Sunday, January 22, 2006

Lorca Returns to New York

Standing the Whole World on Its Ear,” an article by Jeremy Eichler in today’s New York Times, makes me wish I could go to New York this afternoon to see Osvaldo Golijov’s new opera, Ainadamar, named for the “Fountain of Tears” near Granada where Federico García Lorca was killed in 1936. Interestingly, the main character in the opera is not Lorca, but Margarita Xirgu, the great Spanish actress for whose voice Lorca wrote some of the greatest roles in his plays.

The New York production was directed by Peter Sellars, and much of what Sellars says about it seems just as relevant to poetry as to music:

“The high energy in Bartok and Stravinsky’s music was this ethnic energy, a Jewish energy, a Gypsy energy, and it was precisely the energy that was literally exterminated in the death camps of Europe,” Mr. Sellars said. “It is what has been missing from most European music for a while. It’s that huge, unbearable melody of lament which is devastating and life-affirming at the same time. Which is, of course, a huge tradition of Jewish music, and which has been missing in action. Osvaldo has brought it back from Eastern Europe, through Israel, through Argentina. It is transformed but still wailing.”

Mr.
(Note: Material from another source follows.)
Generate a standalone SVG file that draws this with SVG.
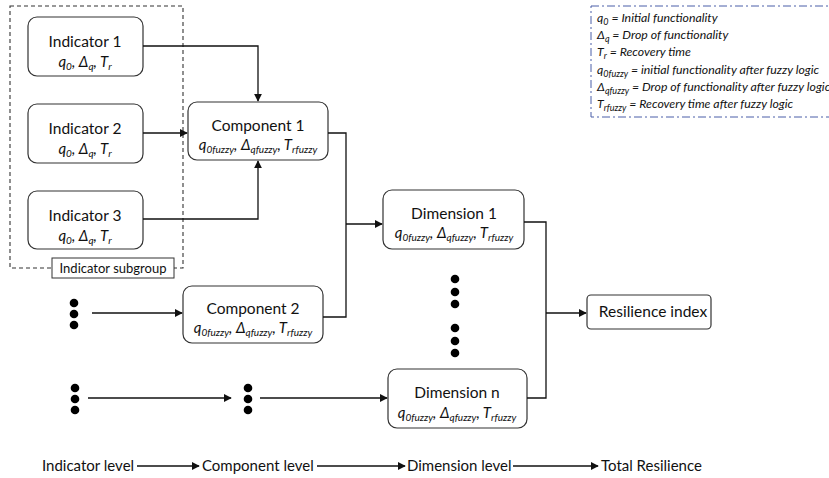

Golijov speaks of the traditional synagogues he attended in Argentina and Jerusalem as a primary musical model, less for their liturgical melodies than for the churning energy he heard emerging from the semi-chaos of a restless congregation engaged in a thousand varieties of prayer. “You enter,” he said, “and somebody’s screaming, somebody’s mumbling, somebody’s meditating, and you don’t know how, but they suddenly start singing the same tune.”
I don’t know about you, but that strikes me as an exciting image of what poetry could be.

[Later attempt at clarification:] What really interests me is the idea that a lot of avant-garde music and poetry has a bloodless, cerebral quality, and Sellars' connecting that to the actual shedding of blood and persecution of Jews and other minorities in the 20th century—in effect that fascism had a destructive impact on the arts that the arts have yet to fully recover from, and the destructive impact is seen in the arts' being overly cerebral, not yet able to be fully human again, not yet able to scream and mumble and meditate and sing all at once.